Right now I should be adding words to the special project I've set for myself, but I think I'm terrified of the commitment involved and the work needed to see it through. I know I have the talent and skill to pull it off but everything seems way too much for me lately. I lie in bed at night saying things like...

Ok if I start by cleaning the bathroom then I can move onto the next room, that's simple isn't it? Its a toilet, a sink, a floor, a bath and a shower. That's like 5 things which could be done in 10 to 15 minutes.

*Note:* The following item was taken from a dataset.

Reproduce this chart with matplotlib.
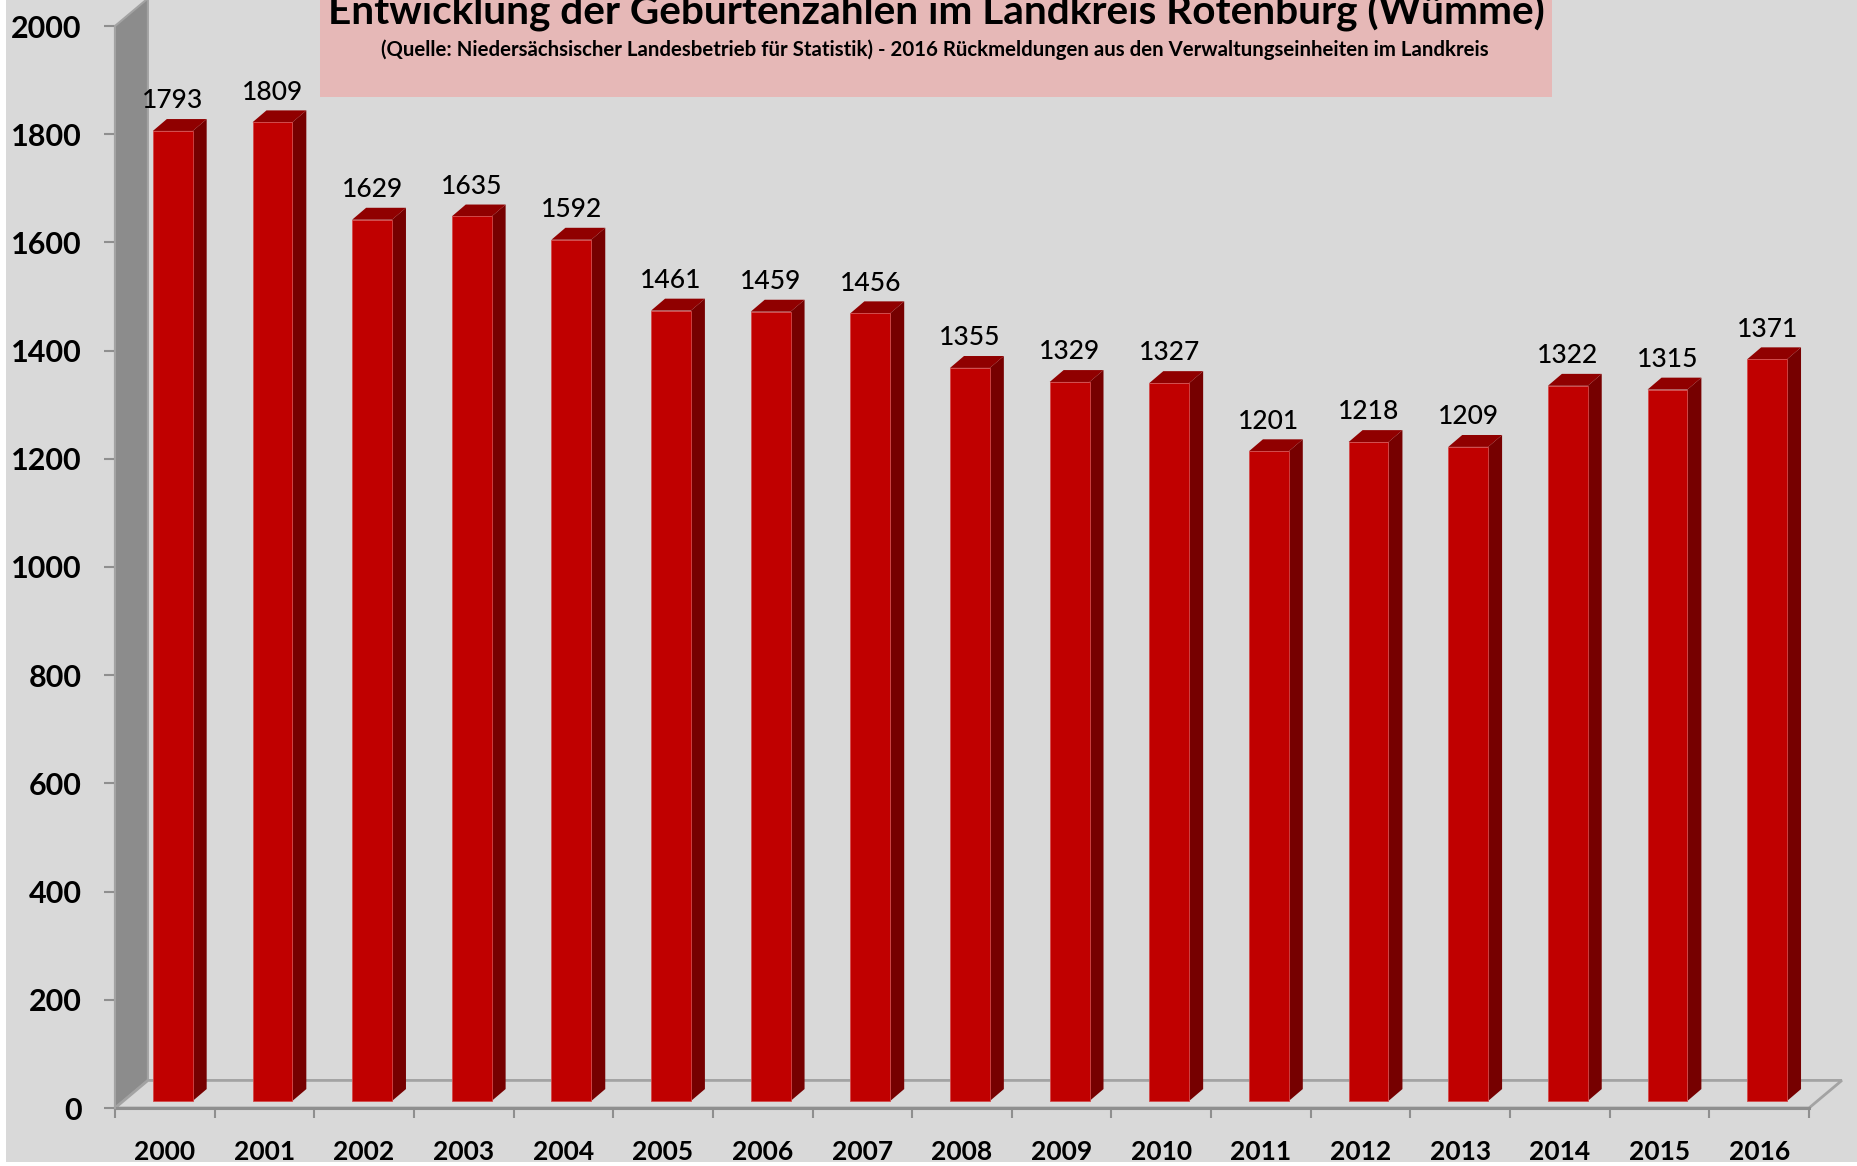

Oh and just in case you think I'm crazy as well as lazy, when I said I'm saying these things in my bed, I'm not saying them out loud, we're talking a totally private show that goes on in my head. There's also this one

Well all I have to do is put on my t-shirt, my shorts and my runners and go to the gym, its across the road, its like 30 paces, you'll feel better, you'll lose weight, you'll sleep better, you'll live longer, you'll be able to shop where everyone else does rather than waiting for mui mui's and kaftans to come back into fashion.

These are all really good arguments, but instead of acknowledging them or even arguing with them, I just flat out ignore them. It's like they are dead to me, like I've moved on and I'll never invite them to one of my parties again. In all honesty, I couldn't throw a party anyway. That would involve transforming my house from a crack den within which a bag lady exploded to a pleasant urban interior of stylish poofter merchandise. I'm sure all the mod cons are still here, they've just been covered with piles of unfolded, freshly washed clothing, old newspapers, the iron on the table plus those broken speakers I am going to throw out.

Erk its starting to annoy me now. Perhaps that is what needed to happen. I write about it and shame myself into taking responsibility for it and then I'll actually do it. I just wanna be back in the arms of my one true love but until that happens it seems I'm much happier doing sweet fuck all. Which is why I'm completing this entry now so I can maybe go off and do one of the many things that I should be doing. I promise I'll update you if there is any progress but don't hold your breath....seriously.